Why She Is Happy
Nov. 21, 2011
Love is joyous and destructive in new experimental novel by M.F.A. graduate.
Adjunct Helen Phillips '07 M.F.A. stands before a crowd of family, friends and readers gathered at BookCourt to hear her read excerpts from her first novel, And Yet They Were Happy. The shop is larger than it looks from the outside; its pale wood, country interior anachronistic amidst the big city bustle of Court Street. It is a fitting place for someone who revels in contradictions and turns them into art.
Happy is a collection of interlocking micro stories held together by the apocalyptic trials of two young lovers eerily named after Phillips and her husband. The stories effortlessly synthesize science fiction, magical realism, fable, memoir, lyric essay and mystery to create something breathtakingly original. This achievement does not come as a surprise to the faculty with whom Phillips studied in Brooklyn College's acclaimed M.F.A. creative writing program.

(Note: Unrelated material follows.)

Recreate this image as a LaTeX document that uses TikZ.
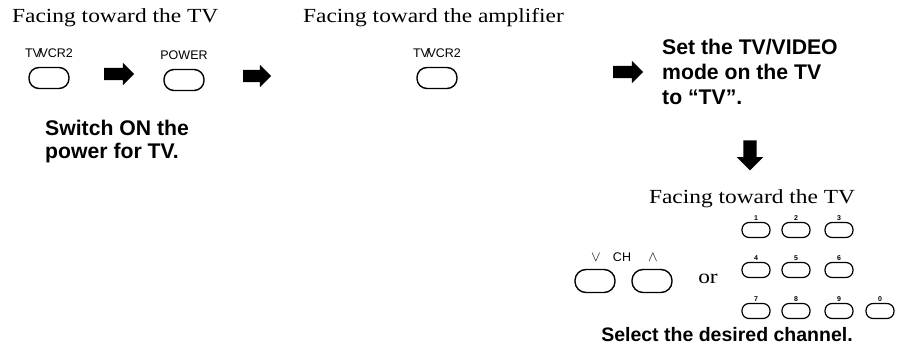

"I've always been struck by her sheer intelligence, curiosity, eagerness to learn," says Obie Award–winning Distinguished Professor of English Mac Wellman. "Her work is so carefully wrought and so carefully focused, always very alive and very human. And it is as surprising as life itself."
Phillips tells the audience that Happy came, in part, from her desire to throw a party featuring the guests she most wanted to invite. In fact, the opening chapter details just that, and judging from the attendees — including luminaries like the Virgin Mary and Bob Dylan — Phillips regards space/time as a nexus rather than an obstacle.
"It means a tremendous amount to me to have this book — weird, raw, personal — make its way out into the world. To have people read it and perhaps relate to it in some form. Please forgive the melodrama, but it really does reduce that central lonesomeness of being human."
She reads the first chapter, entitled "flood #1." Listeners are introduced to a host of characters — dragons, singers, comedians, messiahs and other not-quite-ordinary folk — who party together merrily, none vexed by thoughts of the coming cataclysm that will most certainly consume them all.
When she is done, the room erupts in applause, hoots and howls. Cell phone cameras are flashing. A long line forms. Everyone wants her to sign their copy of the book. She is a tiny but nonetheless stunning figure in the crowd: clear, intelligent eyes; her gray dress adorned with an abstract, blooming white flower. On some occasions, she wears a colorful head wrapping, but now, among the gathered, her head is uncovered (it is uncovered in the book's author photograph as well), and it is completely bald.
"I lost all my hair when I was 11 years old due to an autoimmune disorder called alopecia universalis," she shares. Alopecia universalis causes a profound and rapid loss of hair on the head and body, including eyelashes and eyebrows. "I felt as though I was disfigured and would have to resign myself to a life without boyfriends or a husband, endure the stinging stares from strangers."
It took a while for Phillips to understand herself as beautiful and talented in a world that narrows those definitions by the second. The support of family and friends was crucial. And she did, indeed, find love and companionship in the form of her husband, artist Adam Thompson '08 M.F.A., with whom she frequently collaborates (Thompson designed the cover for Happy and also created a YouTube trailer for it) and whose support she counts as invaluable. But ultimately, it was her grace and aplomb that saw her through. It is a testament to both her resolve and imagination that even during the most difficult moments she managed to transform her despair into something exquisite.
"When I was 13, I made a New Year's resolution to read and write a poem every day — a tradition that I held up, neurotically, for eight years," she confesses. "I can't claim that I'm a poet, but I do think all those years of writing bad poems and reading great ones shaped my inner ear and developed my attentiveness to language and appreciation for distillation."
Perhaps this, then, is the secret to happiness: to see the potential beauty in all things and share it with others. This approach has, at the very least, served Phillips well.
And Yet They Were Happy was recently named Best First Book by The L Magazine. Phillips' children's book, Here Where the Sunbeams Are Green, will be published by Delacorte Press in 2012.